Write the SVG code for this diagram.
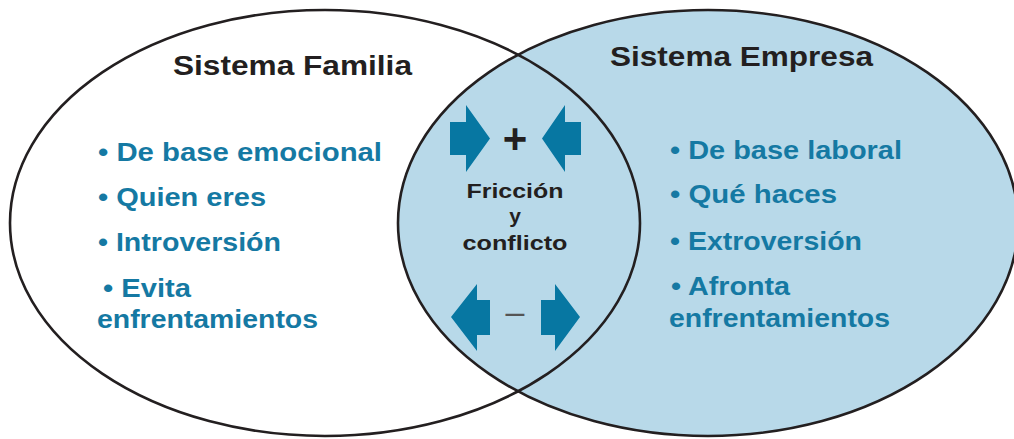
<svg xmlns="http://www.w3.org/2000/svg" width="1014" height="439" viewBox="0 0 1014 439">
  <style>
    .outline { fill: none; stroke: #231f20; stroke-width: 2.6; }
    .title { font-family: "Liberation Sans", Arial, sans-serif; font-weight: 700; font-size: 27px; fill: #231f20; }
    .item { font-family: "Liberation Sans", Arial, sans-serif; font-weight: 700; font-size: 25px; fill: #1579a3; }
    .mid { font-family: "Liberation Sans", Arial, sans-serif; font-weight: 700; font-size: 21px; fill: #231f20; text-anchor: middle; }
    .arrow { fill: #0777a2; }
  </style>
  <rect width="1014" height="439" fill="#ffffff"/>
  <g id="sistema-familia">
    <ellipse cx="325" cy="223" rx="315" ry="213" fill="#ffffff"/>
  </g>
  <g id="sistema-empresa">
    <ellipse cx="708" cy="223" rx="310" ry="213" fill="#b8d9e9"/>
  </g>
  <g id="outlines">
    <ellipse class="outline" cx="325" cy="223" rx="315" ry="213"/>
    <ellipse class="outline" cx="708" cy="223" rx="310" ry="213"/>
  </g>
  <g id="familia-text">
    <text class="title" x="173" y="75" textLength="239" lengthAdjust="spacingAndGlyphs">Sistema Familia</text>
    <text class="item" x="98" y="161" textLength="284" lengthAdjust="spacingAndGlyphs">• De base emocional</text>
    <text class="item" x="98" y="206" textLength="168" lengthAdjust="spacingAndGlyphs">• Quien eres</text>
    <text class="item" x="98" y="251" textLength="183" lengthAdjust="spacingAndGlyphs">• Introversión</text>
    <text class="item" x="103" y="297" textLength="88" lengthAdjust="spacingAndGlyphs">• Evita</text>
    <text class="item" x="97" y="328" textLength="221" lengthAdjust="spacingAndGlyphs">enfrentamientos</text>
  </g>
  <g id="empresa-text">
    <text class="title" x="610" y="66" textLength="263" lengthAdjust="spacingAndGlyphs">Sistema Empresa</text>
    <text class="item" x="670" y="159" textLength="232" lengthAdjust="spacingAndGlyphs">• De base laboral</text>
    <text class="item" x="670" y="203" textLength="167" lengthAdjust="spacingAndGlyphs">• Qué haces</text>
    <text class="item" x="670" y="250" textLength="192" lengthAdjust="spacingAndGlyphs">• Extroversión</text>
    <text class="item" x="671" y="295" textLength="119" lengthAdjust="spacingAndGlyphs">• Afronta</text>
    <text class="item" x="669" y="327" textLength="221" lengthAdjust="spacingAndGlyphs">enfrentamientos</text>
  </g>
  <g id="interseccion">
    <text class="mid" x="515" y="153" style="font-size:42px">+</text>
    <text class="mid" x="515" y="198" textLength="97" lengthAdjust="spacingAndGlyphs">Fricción</text>
    <text class="mid" x="515" y="223">y</text>
    <text class="mid" x="515" y="250" textLength="105" lengthAdjust="spacingAndGlyphs">conflicto</text>
    <text class="mid" x="515" y="323" style="font-size:34px;font-weight:400;fill:#555555">–</text>
  </g>
  <g id="arrows">
    <path class="arrow" d="M450,122 H466 V105 L490,138.5 L466,172 V155 H450 Z"/>
    <path class="arrow" d="M581,122 H565 V105 L542,138.5 L565,172 V155 H581 Z"/>
    <path class="arrow" d="M490,300 H477 V284 L451,317 L477,351 V335 H490 Z"/>
    <path class="arrow" d="M541,300 H555 V284 L580,317 L555,351 V335 H541 Z"/>
  </g>
</svg>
-.-.-
--- WHAT THE TASK REQUIRES ---
Produce an exact copy of each line of data, skipping embedded images.

--- OUTPUT BELOW ---
Write the SVG code for this diagram.
<svg xmlns="http://www.w3.org/2000/svg" width="1014" height="439" viewBox="0 0 1014 439">
  <style>
    .outline { fill: none; stroke: #231f20; stroke-width: 2.6; }
    .title { font-family: "Liberation Sans", Arial, sans-serif; font-weight: 700; font-size: 27px; fill: #231f20; }
    .item { font-family: "Liberation Sans", Arial, sans-serif; font-weight: 700; font-size: 25px; fill: #1579a3; }
    .mid { font-family: "Liberation Sans", Arial, sans-serif; font-weight: 700; font-size: 21px; fill: #231f20; text-anchor: middle; }
    .arrow { fill: #0777a2; }
  </style>
  <rect width="1014" height="439" fill="#ffffff"/>
  <g id="sistema-familia">
    <ellipse cx="325" cy="223" rx="315" ry="213" fill="#ffffff"/>
  </g>
  <g id="sistema-empresa">
    <ellipse cx="708" cy="223" rx="310" ry="213" fill="#b8d9e9"/>
  </g>
  <g id="outlines">
    <ellipse class="outline" cx="325" cy="223" rx="315" ry="213"/>
    <ellipse class="outline" cx="708" cy="223" rx="310" ry="213"/>
  </g>
  <g id="familia-text">
    <text class="title" x="173" y="75" textLength="239" lengthAdjust="spacingAndGlyphs">Sistema Familia</text>
    <text class="item" x="98" y="161" textLength="284" lengthAdjust="spacingAndGlyphs">• De base emocional</text>
    <text class="item" x="98" y="206" textLength="168" lengthAdjust="spacingAndGlyphs">• Quien eres</text>
    <text class="item" x="98" y="251" textLength="183" lengthAdjust="spacingAndGlyphs">• Introversión</text>
    <text class="item" x="103" y="297" textLength="88" lengthAdjust="spacingAndGlyphs">• Evita</text>
    <text class="item" x="97" y="328" textLength="221" lengthAdjust="spacingAndGlyphs">enfrentamientos</text>
  </g>
  <g id="empresa-text">
    <text class="title" x="610" y="66" textLength="263" lengthAdjust="spacingAndGlyphs">Sistema Empresa</text>
    <text class="item" x="670" y="159" textLength="232" lengthAdjust="spacingAndGlyphs">• De base laboral</text>
    <text class="item" x="670" y="203" textLength="167" lengthAdjust="spacingAndGlyphs">• Qué haces</text>
    <text class="item" x="670" y="250" textLength="192" lengthAdjust="spacingAndGlyphs">• Extroversión</text>
    <text class="item" x="671" y="295" textLength="119" lengthAdjust="spacingAndGlyphs">• Afronta</text>
    <text class="item" x="669" y="327" textLength="221" lengthAdjust="spacingAndGlyphs">enfrentamientos</text>
  </g>
  <g id="interseccion">
    <text class="mid" x="515" y="153" style="font-size:42px">+</text>
    <text class="mid" x="515" y="198" textLength="97" lengthAdjust="spacingAndGlyphs">Fricción</text>
    <text class="mid" x="515" y="223">y</text>
    <text class="mid" x="515" y="250" textLength="105" lengthAdjust="spacingAndGlyphs">conflicto</text>
    <text class="mid" x="515" y="323" style="font-size:34px;font-weight:400;fill:#555555">–</text>
  </g>
  <g id="arrows">
    <path class="arrow" d="M450,122 H466 V105 L490,138.5 L466,172 V155 H450 Z"/>
    <path class="arrow" d="M581,122 H565 V105 L542,138.5 L565,172 V155 H581 Z"/>
    <path class="arrow" d="M490,300 H477 V284 L451,317 L477,351 V335 H490 Z"/>
    <path class="arrow" d="M541,300 H555 V284 L580,317 L555,351 V335 H541 Z"/>
  </g>
</svg>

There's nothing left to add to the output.